* start DATA EXCERPT *

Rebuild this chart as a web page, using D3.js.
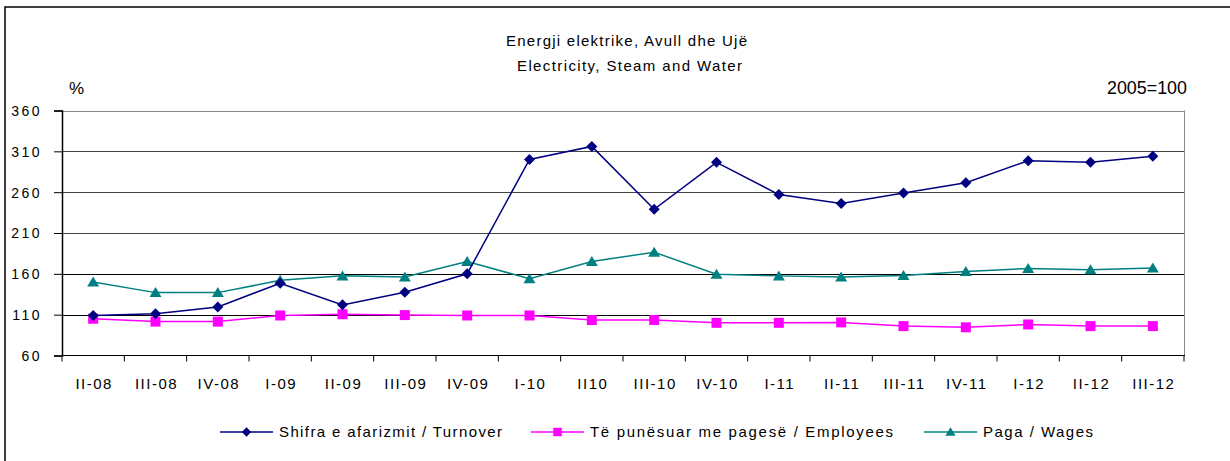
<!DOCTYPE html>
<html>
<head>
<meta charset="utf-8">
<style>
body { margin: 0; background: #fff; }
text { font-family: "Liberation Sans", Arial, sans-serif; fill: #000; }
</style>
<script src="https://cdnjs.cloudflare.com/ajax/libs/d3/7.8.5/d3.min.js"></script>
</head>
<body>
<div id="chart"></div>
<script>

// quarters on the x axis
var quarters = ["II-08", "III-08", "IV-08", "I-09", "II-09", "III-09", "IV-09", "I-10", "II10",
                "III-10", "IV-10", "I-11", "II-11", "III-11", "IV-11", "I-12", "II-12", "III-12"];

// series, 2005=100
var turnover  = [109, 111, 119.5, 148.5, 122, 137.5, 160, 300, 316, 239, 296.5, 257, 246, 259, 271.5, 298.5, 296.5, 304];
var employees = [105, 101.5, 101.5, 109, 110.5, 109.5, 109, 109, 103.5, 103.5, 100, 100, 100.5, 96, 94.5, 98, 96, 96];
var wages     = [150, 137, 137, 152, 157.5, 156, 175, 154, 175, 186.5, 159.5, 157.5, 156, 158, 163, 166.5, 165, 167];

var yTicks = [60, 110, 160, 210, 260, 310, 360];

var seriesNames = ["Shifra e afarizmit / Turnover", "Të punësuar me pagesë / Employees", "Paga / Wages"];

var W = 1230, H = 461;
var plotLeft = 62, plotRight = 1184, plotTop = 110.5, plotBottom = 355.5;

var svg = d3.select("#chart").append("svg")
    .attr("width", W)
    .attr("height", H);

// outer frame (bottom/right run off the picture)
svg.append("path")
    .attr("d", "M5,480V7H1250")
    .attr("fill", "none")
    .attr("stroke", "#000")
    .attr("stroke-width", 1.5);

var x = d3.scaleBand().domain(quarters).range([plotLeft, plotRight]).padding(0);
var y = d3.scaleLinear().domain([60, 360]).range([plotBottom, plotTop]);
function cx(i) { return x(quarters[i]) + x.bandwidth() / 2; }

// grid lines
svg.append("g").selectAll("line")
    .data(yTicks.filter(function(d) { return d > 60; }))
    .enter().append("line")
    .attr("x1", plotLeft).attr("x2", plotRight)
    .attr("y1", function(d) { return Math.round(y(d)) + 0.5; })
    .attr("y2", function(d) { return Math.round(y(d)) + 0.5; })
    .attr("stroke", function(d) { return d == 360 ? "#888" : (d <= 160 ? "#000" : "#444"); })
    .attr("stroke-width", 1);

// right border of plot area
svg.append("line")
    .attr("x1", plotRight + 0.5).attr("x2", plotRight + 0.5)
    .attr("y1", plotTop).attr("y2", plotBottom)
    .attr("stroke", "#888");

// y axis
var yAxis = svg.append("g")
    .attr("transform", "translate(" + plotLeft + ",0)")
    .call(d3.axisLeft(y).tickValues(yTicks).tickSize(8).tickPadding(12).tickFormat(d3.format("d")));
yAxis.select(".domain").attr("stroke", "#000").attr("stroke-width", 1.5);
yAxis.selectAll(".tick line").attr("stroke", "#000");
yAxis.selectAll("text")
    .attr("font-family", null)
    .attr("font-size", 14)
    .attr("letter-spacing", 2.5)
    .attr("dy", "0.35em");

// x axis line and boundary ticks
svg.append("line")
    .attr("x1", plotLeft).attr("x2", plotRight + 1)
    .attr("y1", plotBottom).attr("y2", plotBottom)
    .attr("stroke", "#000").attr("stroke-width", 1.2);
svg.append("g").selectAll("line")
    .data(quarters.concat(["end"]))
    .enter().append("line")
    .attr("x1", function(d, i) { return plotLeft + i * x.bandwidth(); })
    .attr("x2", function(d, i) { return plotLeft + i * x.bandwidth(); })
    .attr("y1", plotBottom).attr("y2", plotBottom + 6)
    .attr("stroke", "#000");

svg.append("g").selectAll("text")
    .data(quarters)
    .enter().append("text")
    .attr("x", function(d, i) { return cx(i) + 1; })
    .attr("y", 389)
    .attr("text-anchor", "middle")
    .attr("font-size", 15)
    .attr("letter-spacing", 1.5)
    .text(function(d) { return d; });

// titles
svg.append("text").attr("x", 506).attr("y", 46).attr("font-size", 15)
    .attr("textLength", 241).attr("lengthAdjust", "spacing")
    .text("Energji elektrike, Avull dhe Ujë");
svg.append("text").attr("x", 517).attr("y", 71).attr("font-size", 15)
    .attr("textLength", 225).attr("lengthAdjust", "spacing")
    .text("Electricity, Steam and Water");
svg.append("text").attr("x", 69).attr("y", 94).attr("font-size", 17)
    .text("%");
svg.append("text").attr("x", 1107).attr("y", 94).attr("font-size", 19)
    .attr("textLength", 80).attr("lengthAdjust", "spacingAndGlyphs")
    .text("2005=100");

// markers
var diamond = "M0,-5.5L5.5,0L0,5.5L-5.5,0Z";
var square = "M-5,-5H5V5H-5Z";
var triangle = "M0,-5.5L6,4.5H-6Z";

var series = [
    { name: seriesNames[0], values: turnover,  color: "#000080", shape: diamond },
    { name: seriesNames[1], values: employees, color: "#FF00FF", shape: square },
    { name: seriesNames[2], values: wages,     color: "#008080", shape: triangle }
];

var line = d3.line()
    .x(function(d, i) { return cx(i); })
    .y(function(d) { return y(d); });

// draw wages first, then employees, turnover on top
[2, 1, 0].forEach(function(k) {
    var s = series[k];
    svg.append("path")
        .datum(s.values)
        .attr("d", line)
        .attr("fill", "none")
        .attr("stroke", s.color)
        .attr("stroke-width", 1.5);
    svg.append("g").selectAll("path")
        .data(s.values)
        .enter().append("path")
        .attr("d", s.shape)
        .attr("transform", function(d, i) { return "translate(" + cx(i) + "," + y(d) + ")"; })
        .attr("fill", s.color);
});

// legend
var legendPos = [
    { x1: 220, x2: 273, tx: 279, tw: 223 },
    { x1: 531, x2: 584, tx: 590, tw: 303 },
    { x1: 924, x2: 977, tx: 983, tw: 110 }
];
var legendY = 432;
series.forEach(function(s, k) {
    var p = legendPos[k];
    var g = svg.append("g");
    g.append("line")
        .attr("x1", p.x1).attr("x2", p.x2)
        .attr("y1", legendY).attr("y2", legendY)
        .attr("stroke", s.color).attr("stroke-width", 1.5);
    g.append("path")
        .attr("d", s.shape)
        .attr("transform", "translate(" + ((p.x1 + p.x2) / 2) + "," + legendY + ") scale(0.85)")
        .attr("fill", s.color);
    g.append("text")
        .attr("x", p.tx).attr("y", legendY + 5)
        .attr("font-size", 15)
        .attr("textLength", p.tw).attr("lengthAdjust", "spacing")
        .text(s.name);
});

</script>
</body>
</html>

* end DATA EXCERPT *

Repeat the listing above exactly, with no pictures.

WRITTEN ANSWER -
Rebuild this chart as a web page, using D3.js.
<!DOCTYPE html>
<html>
<head>
<meta charset="utf-8">
<style>
body { margin: 0; background: #fff; }
text { font-family: "Liberation Sans", Arial, sans-serif; fill: #000; }
</style>
<script src="https://cdnjs.cloudflare.com/ajax/libs/d3/7.8.5/d3.min.js"></script>
</head>
<body>
<div id="chart"></div>
<script>

// quarters on the x axis
var quarters = ["II-08", "III-08", "IV-08", "I-09", "II-09", "III-09", "IV-09", "I-10", "II10",
                "III-10", "IV-10", "I-11", "II-11", "III-11", "IV-11", "I-12", "II-12", "III-12"];

// series, 2005=100
var turnover  = [109, 111, 119.5, 148.5, 122, 137.5, 160, 300, 316, 239, 296.5, 257, 246, 259, 271.5, 298.5, 296.5, 304];
var employees = [105, 101.5, 101.5, 109, 110.5, 109.5, 109, 109, 103.5, 103.5, 100, 100, 100.5, 96, 94.5, 98, 96, 96];
var wages     = [150, 137, 137, 152, 157.5, 156, 175, 154, 175, 186.5, 159.5, 157.5, 156, 158, 163, 166.5, 165, 167];

var yTicks = [60, 110, 160, 210, 260, 310, 360];

var seriesNames = ["Shifra e afarizmit / Turnover", "Të punësuar me pagesë / Employees", "Paga / Wages"];

var W = 1230, H = 461;
var plotLeft = 62, plotRight = 1184, plotTop = 110.5, plotBottom = 355.5;

var svg = d3.select("#chart").append("svg")
    .attr("width", W)
    .attr("height", H);

// outer frame (bottom/right run off the picture)
svg.append("path")
    .attr("d", "M5,480V7H1250")
    .attr("fill", "none")
    .attr("stroke", "#000")
    .attr("stroke-width", 1.5);

var x = d3.scaleBand().domain(quarters).range([plotLeft, plotRight]).padding(0);
var y = d3.scaleLinear().domain([60, 360]).range([plotBottom, plotTop]);
function cx(i) { return x(quarters[i]) + x.bandwidth() / 2; }

// grid lines
svg.append("g").selectAll("line")
    .data(yTicks.filter(function(d) { return d > 60; }))
    .enter().append("line")
    .attr("x1", plotLeft).attr("x2", plotRight)
    .attr("y1", function(d) { return Math.round(y(d)) + 0.5; })
    .attr("y2", function(d) { return Math.round(y(d)) + 0.5; })
    .attr("stroke", function(d) { return d == 360 ? "#888" : (d <= 160 ? "#000" : "#444"); })
    .attr("stroke-width", 1);

// right border of plot area
svg.append("line")
    .attr("x1", plotRight + 0.5).attr("x2", plotRight + 0.5)
    .attr("y1", plotTop).attr("y2", plotBottom)
    .attr("stroke", "#888");

// y axis
var yAxis = svg.append("g")
    .attr("transform", "translate(" + plotLeft + ",0)")
    .call(d3.axisLeft(y).tickValues(yTicks).tickSize(8).tickPadding(12).tickFormat(d3.format("d")));
yAxis.select(".domain").attr("stroke", "#000").attr("stroke-width", 1.5);
yAxis.selectAll(".tick line").attr("stroke", "#000");
yAxis.selectAll("text")
    .attr("font-family", null)
    .attr("font-size", 14)
    .attr("letter-spacing", 2.5)
    .attr("dy", "0.35em");

// x axis line and boundary ticks
svg.append("line")
    .attr("x1", plotLeft).attr("x2", plotRight + 1)
    .attr("y1", plotBottom).attr("y2", plotBottom)
    .attr("stroke", "#000").attr("stroke-width", 1.2);
svg.append("g").selectAll("line")
    .data(quarters.concat(["end"]))
    .enter().append("line")
    .attr("x1", function(d, i) { return plotLeft + i * x.bandwidth(); })
    .attr("x2", function(d, i) { return plotLeft + i * x.bandwidth(); })
    .attr("y1", plotBottom).attr("y2", plotBottom + 6)
    .attr("stroke", "#000");

svg.append("g").selectAll("text")
    .data(quarters)
    .enter().append("text")
    .attr("x", function(d, i) { return cx(i) + 1; })
    .attr("y", 389)
    .attr("text-anchor", "middle")
    .attr("font-size", 15)
    .attr("letter-spacing", 1.5)
    .text(function(d) { return d; });

// titles
svg.append("text").attr("x", 506).attr("y", 46).attr("font-size", 15)
    .attr("textLength", 241).attr("lengthAdjust", "spacing")
    .text("Energji elektrike, Avull dhe Ujë");
svg.append("text").attr("x", 517).attr("y", 71).attr("font-size", 15)
    .attr("textLength", 225).attr("lengthAdjust", "spacing")
    .text("Electricity, Steam and Water");
svg.append("text").attr("x", 69).attr("y", 94).attr("font-size", 17)
    .text("%");
svg.append("text").attr("x", 1107).attr("y", 94).attr("font-size", 19)
    .attr("textLength", 80).attr("lengthAdjust", "spacingAndGlyphs")
    .text("2005=100");

// markers
var diamond = "M0,-5.5L5.5,0L0,5.5L-5.5,0Z";
var square = "M-5,-5H5V5H-5Z";
var triangle = "M0,-5.5L6,4.5H-6Z";

var series = [
    { name: seriesNames[0], values: turnover,  color: "#000080", shape: diamond },
    { name: seriesNames[1], values: employees, color: "#FF00FF", shape: square },
    { name: seriesNames[2], values: wages,     color: "#008080", shape: triangle }
];

var line = d3.line()
    .x(function(d, i) { return cx(i); })
    .y(function(d) { return y(d); });

// draw wages first, then employees, turnover on top
[2, 1, 0].forEach(function(k) {
    var s = series[k];
    svg.append("path")
        .datum(s.values)
        .attr("d", line)
        .attr("fill", "none")
        .attr("stroke", s.color)
        .attr("stroke-width", 1.5);
    svg.append("g").selectAll("path")
        .data(s.values)
        .enter().append("path")
        .attr("d", s.shape)
        .attr("transform", function(d, i) { return "translate(" + cx(i) + "," + y(d) + ")"; })
        .attr("fill", s.color);
});

// legend
var legendPos = [
    { x1: 220, x2: 273, tx: 279, tw: 223 },
    { x1: 531, x2: 584, tx: 590, tw: 303 },
    { x1: 924, x2: 977, tx: 983, tw: 110 }
];
var legendY = 432;
series.forEach(function(s, k) {
    var p = legendPos[k];
    var g = svg.append("g");
    g.append("line")
        .attr("x1", p.x1).attr("x2", p.x2)
        .attr("y1", legendY).attr("y2", legendY)
        .attr("stroke", s.color).attr("stroke-width", 1.5);
    g.append("path")
        .attr("d", s.shape)
        .attr("transform", "translate(" + ((p.x1 + p.x2) / 2) + "," + legendY + ") scale(0.85)")
        .attr("fill", s.color);
    g.append("text")
        .attr("x", p.tx).attr("y", legendY + 5)
        .attr("font-size", 15)
        .attr("textLength", p.tw).attr("lengthAdjust", "spacing")
        .text(s.name);
});

</script>
</body>
</html>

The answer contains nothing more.